Нечто совсем в другом, но отчасти похожем, роде можно наблюдать и в наших играх со Сталиным. Так, в постмодерне, играющем с националистическими тропами, в частности со сталинизмом. Но для постмодерниста выставить вперед фигуру Сталина – значит показать несущественность и противоречивость обоих дискурсов и, в частности, «десталинизации». Требование демократической общественности «убрать Сталина с денег», т.е. из национальной символики и памяти, натыкается на постмодернистский троллинг трамваями с улыбающимся Сосо или шествиями с портретами. Но в постмодернизме важнее показать фигу содержательности, чем выдвигать идеи и символы.

Если в грузинском обществе «великий грузин» - это бренд, это символ национальной гордости и отчасти житийный персонаж, то для России такого бренда нет. В России все куда хуже – исчезли или размылись практически все символические основания. А по остаткам как раз и топчется постмодернизм. Сосо никому не привлекателен так, как в Грузии. Поэтому призыв к народу «раздавить гадину», вывести остатки сталинизма не годится. Он не понятен – где тот «Сталин», которого надо выводить? Для России образ злодея давно слился с обобщенным образом великого и ужасного прошлого, вплавленного в национальную идентичность.

Попытки втащить к нам образ Сталина двойне неприятен. Как этнический герой Джугашвили – не из нашего романа, а из грузинского. А как символ слияния православия и власти он напоминает об одном из самых тяжелых неразвязанных узлов нашей политейи. Неслучайно житийное повествование делает его благодетелем церкви, о чем вспоминает со слезами и грузинский католикос.

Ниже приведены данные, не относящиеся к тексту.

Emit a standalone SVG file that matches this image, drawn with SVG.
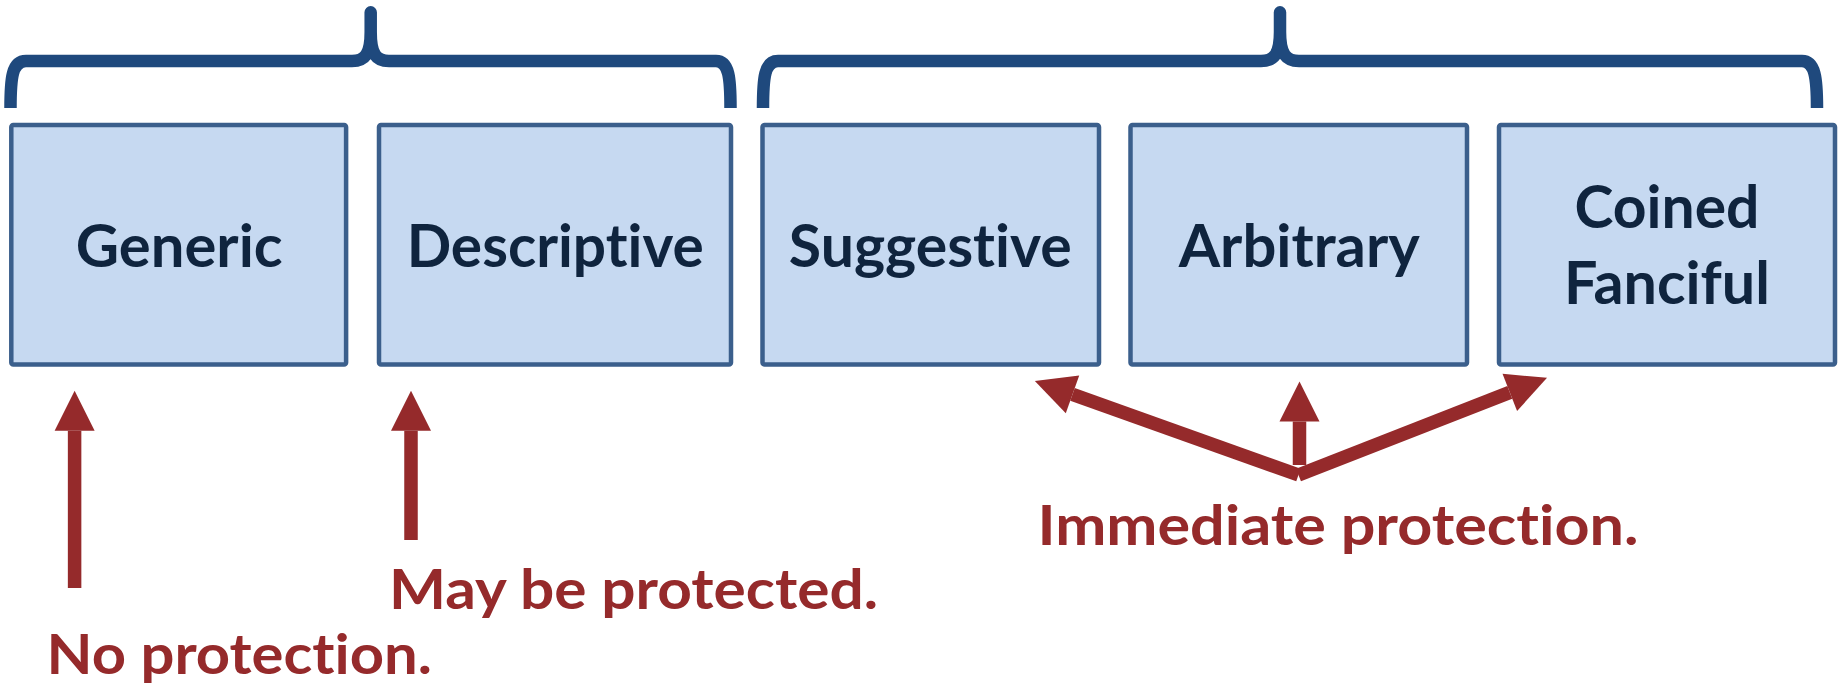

И к тому же у нас уже нет статуй. Или почти нет – те, которые ставят сейчас – почти не в счет. Но зато у нас есть обобщенный образ прошлого. Его можно называть «совком», «застоем» или еще как-то, но оно имеет столь фольклорную бесструктурность, что в нем нет ни Сталина, ни Брежнева, ни Ленина. Есть клубок с торчащими нитками, за какую ни потяни – тащится все сразу. Видимо поэтому Совет при Президенте Российской Федерации по развитию гражданского общества и правам человека разработал проект по «десталинизации» российской истории ХХ века еще в 2011 году, а никакой десталинизации все нет. Нельзя демонтировать обобщенные образы, вставленные в национальную идентичность и опирающиеся в ней на базовые представления о власти.